***** Data rows

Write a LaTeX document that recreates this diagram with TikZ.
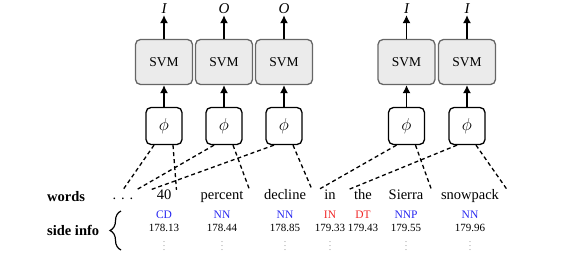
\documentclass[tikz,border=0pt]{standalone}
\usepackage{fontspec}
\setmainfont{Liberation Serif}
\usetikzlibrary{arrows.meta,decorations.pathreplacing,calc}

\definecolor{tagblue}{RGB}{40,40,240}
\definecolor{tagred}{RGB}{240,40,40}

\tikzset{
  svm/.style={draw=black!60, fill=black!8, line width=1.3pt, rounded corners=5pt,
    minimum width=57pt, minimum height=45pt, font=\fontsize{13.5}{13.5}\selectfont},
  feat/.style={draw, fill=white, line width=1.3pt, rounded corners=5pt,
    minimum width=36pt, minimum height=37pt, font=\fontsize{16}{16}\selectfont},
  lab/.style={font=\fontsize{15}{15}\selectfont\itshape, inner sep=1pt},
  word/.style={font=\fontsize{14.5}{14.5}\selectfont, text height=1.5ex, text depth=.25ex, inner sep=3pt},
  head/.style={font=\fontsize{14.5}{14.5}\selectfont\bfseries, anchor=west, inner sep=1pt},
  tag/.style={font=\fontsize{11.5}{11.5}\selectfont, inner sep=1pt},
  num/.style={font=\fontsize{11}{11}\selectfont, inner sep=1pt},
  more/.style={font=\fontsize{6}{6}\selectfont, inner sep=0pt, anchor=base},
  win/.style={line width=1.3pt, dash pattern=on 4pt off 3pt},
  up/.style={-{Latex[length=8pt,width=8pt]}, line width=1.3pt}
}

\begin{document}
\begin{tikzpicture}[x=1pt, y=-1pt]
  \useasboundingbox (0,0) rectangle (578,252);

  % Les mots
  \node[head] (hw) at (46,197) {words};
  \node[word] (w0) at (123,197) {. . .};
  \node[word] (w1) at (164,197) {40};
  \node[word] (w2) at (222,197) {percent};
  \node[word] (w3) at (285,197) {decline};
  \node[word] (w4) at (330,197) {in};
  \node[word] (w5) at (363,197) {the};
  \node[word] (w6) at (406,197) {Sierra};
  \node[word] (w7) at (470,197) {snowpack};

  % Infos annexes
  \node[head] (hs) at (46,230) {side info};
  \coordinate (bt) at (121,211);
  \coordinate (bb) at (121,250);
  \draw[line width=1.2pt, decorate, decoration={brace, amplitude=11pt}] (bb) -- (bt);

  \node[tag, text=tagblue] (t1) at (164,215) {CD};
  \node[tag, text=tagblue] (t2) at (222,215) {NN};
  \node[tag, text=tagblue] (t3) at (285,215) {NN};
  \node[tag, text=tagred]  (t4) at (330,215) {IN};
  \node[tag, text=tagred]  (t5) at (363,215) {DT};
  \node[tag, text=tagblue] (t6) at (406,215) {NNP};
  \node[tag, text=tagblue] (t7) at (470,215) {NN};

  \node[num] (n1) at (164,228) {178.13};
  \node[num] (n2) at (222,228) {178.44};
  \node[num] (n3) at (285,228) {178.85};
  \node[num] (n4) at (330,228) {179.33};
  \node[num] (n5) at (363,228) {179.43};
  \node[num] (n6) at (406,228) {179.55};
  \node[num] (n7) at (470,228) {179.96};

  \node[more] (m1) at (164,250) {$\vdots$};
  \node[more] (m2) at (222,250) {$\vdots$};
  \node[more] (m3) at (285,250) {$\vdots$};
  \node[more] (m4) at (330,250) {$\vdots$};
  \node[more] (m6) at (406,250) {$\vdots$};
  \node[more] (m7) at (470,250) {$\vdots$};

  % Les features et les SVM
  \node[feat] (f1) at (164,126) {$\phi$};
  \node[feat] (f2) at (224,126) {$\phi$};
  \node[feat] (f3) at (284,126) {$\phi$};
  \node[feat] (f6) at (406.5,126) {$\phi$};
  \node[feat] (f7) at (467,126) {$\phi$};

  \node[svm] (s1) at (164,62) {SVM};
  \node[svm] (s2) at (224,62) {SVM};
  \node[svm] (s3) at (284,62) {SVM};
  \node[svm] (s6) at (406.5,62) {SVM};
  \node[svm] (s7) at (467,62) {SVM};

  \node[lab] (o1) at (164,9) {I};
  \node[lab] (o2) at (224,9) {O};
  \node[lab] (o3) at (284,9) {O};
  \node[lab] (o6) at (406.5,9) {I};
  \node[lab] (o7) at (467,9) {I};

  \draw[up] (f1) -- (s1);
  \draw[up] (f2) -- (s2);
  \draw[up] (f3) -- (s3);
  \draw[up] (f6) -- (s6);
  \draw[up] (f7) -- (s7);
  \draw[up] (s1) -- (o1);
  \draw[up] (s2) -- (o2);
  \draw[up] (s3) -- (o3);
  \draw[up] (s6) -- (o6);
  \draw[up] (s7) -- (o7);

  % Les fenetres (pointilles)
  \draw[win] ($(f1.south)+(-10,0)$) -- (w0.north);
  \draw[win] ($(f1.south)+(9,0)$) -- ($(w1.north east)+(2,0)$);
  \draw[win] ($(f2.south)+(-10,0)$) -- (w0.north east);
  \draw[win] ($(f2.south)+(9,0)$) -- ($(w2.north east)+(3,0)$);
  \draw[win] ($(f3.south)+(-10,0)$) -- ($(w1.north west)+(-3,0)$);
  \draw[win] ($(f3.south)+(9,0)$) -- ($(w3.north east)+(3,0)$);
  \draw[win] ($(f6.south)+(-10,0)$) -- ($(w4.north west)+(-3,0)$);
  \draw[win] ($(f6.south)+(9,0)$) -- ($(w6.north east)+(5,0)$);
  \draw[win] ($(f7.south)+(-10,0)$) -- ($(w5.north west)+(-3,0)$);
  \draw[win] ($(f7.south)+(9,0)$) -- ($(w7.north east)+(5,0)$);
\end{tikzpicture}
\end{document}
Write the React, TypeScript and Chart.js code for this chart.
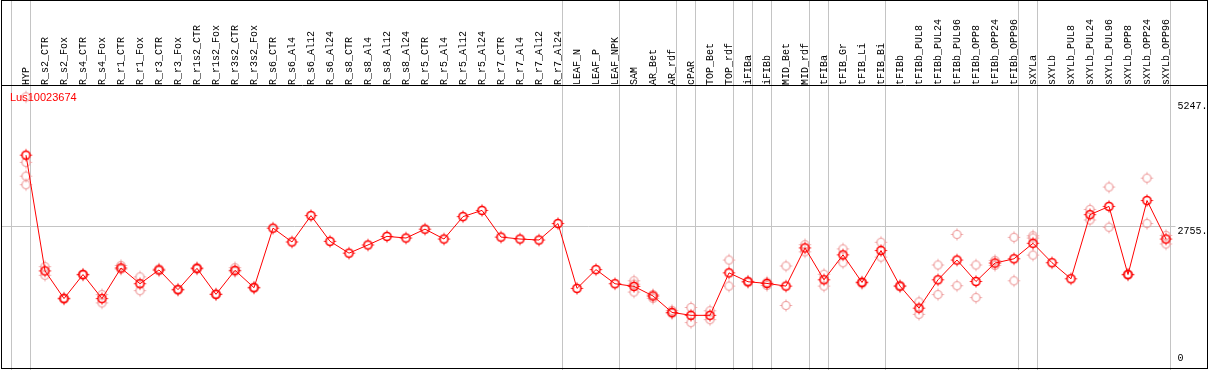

**********

_Exercise task_:
Give the data above again in full and unchanged, skipping the pictures.

_The solution_:
Write a LaTeX document that recreates this diagram with TikZ.
\documentclass[tikz,border=0pt]{standalone}
\usepackage{fontspec}
\setmainfont{Liberation Serif}
\usetikzlibrary{arrows.meta,decorations.pathreplacing,calc}

\definecolor{tagblue}{RGB}{40,40,240}
\definecolor{tagred}{RGB}{240,40,40}

\tikzset{
  svm/.style={draw=black!60, fill=black!8, line width=1.3pt, rounded corners=5pt,
    minimum width=57pt, minimum height=45pt, font=\fontsize{13.5}{13.5}\selectfont},
  feat/.style={draw, fill=white, line width=1.3pt, rounded corners=5pt,
    minimum width=36pt, minimum height=37pt, font=\fontsize{16}{16}\selectfont},
  lab/.style={font=\fontsize{15}{15}\selectfont\itshape, inner sep=1pt},
  word/.style={font=\fontsize{14.5}{14.5}\selectfont, text height=1.5ex, text depth=.25ex, inner sep=3pt},
  head/.style={font=\fontsize{14.5}{14.5}\selectfont\bfseries, anchor=west, inner sep=1pt},
  tag/.style={font=\fontsize{11.5}{11.5}\selectfont, inner sep=1pt},
  num/.style={font=\fontsize{11}{11}\selectfont, inner sep=1pt},
  more/.style={font=\fontsize{6}{6}\selectfont, inner sep=0pt, anchor=base},
  win/.style={line width=1.3pt, dash pattern=on 4pt off 3pt},
  up/.style={-{Latex[length=8pt,width=8pt]}, line width=1.3pt}
}

\begin{document}
\begin{tikzpicture}[x=1pt, y=-1pt]
  \useasboundingbox (0,0) rectangle (578,252);

  % Les mots
  \node[head] (hw) at (46,197) {words};
  \node[word] (w0) at (123,197) {. . .};
  \node[word] (w1) at (164,197) {40};
  \node[word] (w2) at (222,197) {percent};
  \node[word] (w3) at (285,197) {decline};
  \node[word] (w4) at (330,197) {in};
  \node[word] (w5) at (363,197) {the};
  \node[word] (w6) at (406,197) {Sierra};
  \node[word] (w7) at (470,197) {snowpack};

  % Infos annexes
  \node[head] (hs) at (46,230) {side info};
  \coordinate (bt) at (121,211);
  \coordinate (bb) at (121,250);
  \draw[line width=1.2pt, decorate, decoration={brace, amplitude=11pt}] (bb) -- (bt);

  \node[tag, text=tagblue] (t1) at (164,215) {CD};
  \node[tag, text=tagblue] (t2) at (222,215) {NN};
  \node[tag, text=tagblue] (t3) at (285,215) {NN};
  \node[tag, text=tagred]  (t4) at (330,215) {IN};
  \node[tag, text=tagred]  (t5) at (363,215) {DT};
  \node[tag, text=tagblue] (t6) at (406,215) {NNP};
  \node[tag, text=tagblue] (t7) at (470,215) {NN};

  \node[num] (n1) at (164,228) {178.13};
  \node[num] (n2) at (222,228) {178.44};
  \node[num] (n3) at (285,228) {178.85};
  \node[num] (n4) at (330,228) {179.33};
  \node[num] (n5) at (363,228) {179.43};
  \node[num] (n6) at (406,228) {179.55};
  \node[num] (n7) at (470,228) {179.96};

  \node[more] (m1) at (164,250) {$\vdots$};
  \node[more] (m2) at (222,250) {$\vdots$};
  \node[more] (m3) at (285,250) {$\vdots$};
  \node[more] (m4) at (330,250) {$\vdots$};
  \node[more] (m6) at (406,250) {$\vdots$};
  \node[more] (m7) at (470,250) {$\vdots$};

  % Les features et les SVM
  \node[feat] (f1) at (164,126) {$\phi$};
  \node[feat] (f2) at (224,126) {$\phi$};
  \node[feat] (f3) at (284,126) {$\phi$};
  \node[feat] (f6) at (406.5,126) {$\phi$};
  \node[feat] (f7) at (467,126) {$\phi$};

  \node[svm] (s1) at (164,62) {SVM};
  \node[svm] (s2) at (224,62) {SVM};
  \node[svm] (s3) at (284,62) {SVM};
  \node[svm] (s6) at (406.5,62) {SVM};
  \node[svm] (s7) at (467,62) {SVM};

  \node[lab] (o1) at (164,9) {I};
  \node[lab] (o2) at (224,9) {O};
  \node[lab] (o3) at (284,9) {O};
  \node[lab] (o6) at (406.5,9) {I};
  \node[lab] (o7) at (467,9) {I};

  \draw[up] (f1) -- (s1);
  \draw[up] (f2) -- (s2);
  \draw[up] (f3) -- (s3);
  \draw[up] (f6) -- (s6);
  \draw[up] (f7) -- (s7);
  \draw[up] (s1) -- (o1);
  \draw[up] (s2) -- (o2);
  \draw[up] (s3) -- (o3);
  \draw[up] (s6) -- (o6);
  \draw[up] (s7) -- (o7);

  % Les fenetres (pointilles)
  \draw[win] ($(f1.south)+(-10,0)$) -- (w0.north);
  \draw[win] ($(f1.south)+(9,0)$) -- ($(w1.north east)+(2,0)$);
  \draw[win] ($(f2.south)+(-10,0)$) -- (w0.north east);
  \draw[win] ($(f2.south)+(9,0)$) -- ($(w2.north east)+(3,0)$);
  \draw[win] ($(f3.south)+(-10,0)$) -- ($(w1.north west)+(-3,0)$);
  \draw[win] ($(f3.south)+(9,0)$) -- ($(w3.north east)+(3,0)$);
  \draw[win] ($(f6.south)+(-10,0)$) -- ($(w4.north west)+(-3,0)$);
  \draw[win] ($(f6.south)+(9,0)$) -- ($(w6.north east)+(5,0)$);
  \draw[win] ($(f7.south)+(-10,0)$) -- ($(w5.north west)+(-3,0)$);
  \draw[win] ($(f7.south)+(9,0)$) -- ($(w7.north east)+(5,0)$);
\end{tikzpicture}
\end{document}
Write the React, TypeScript and Chart.js code for this chart.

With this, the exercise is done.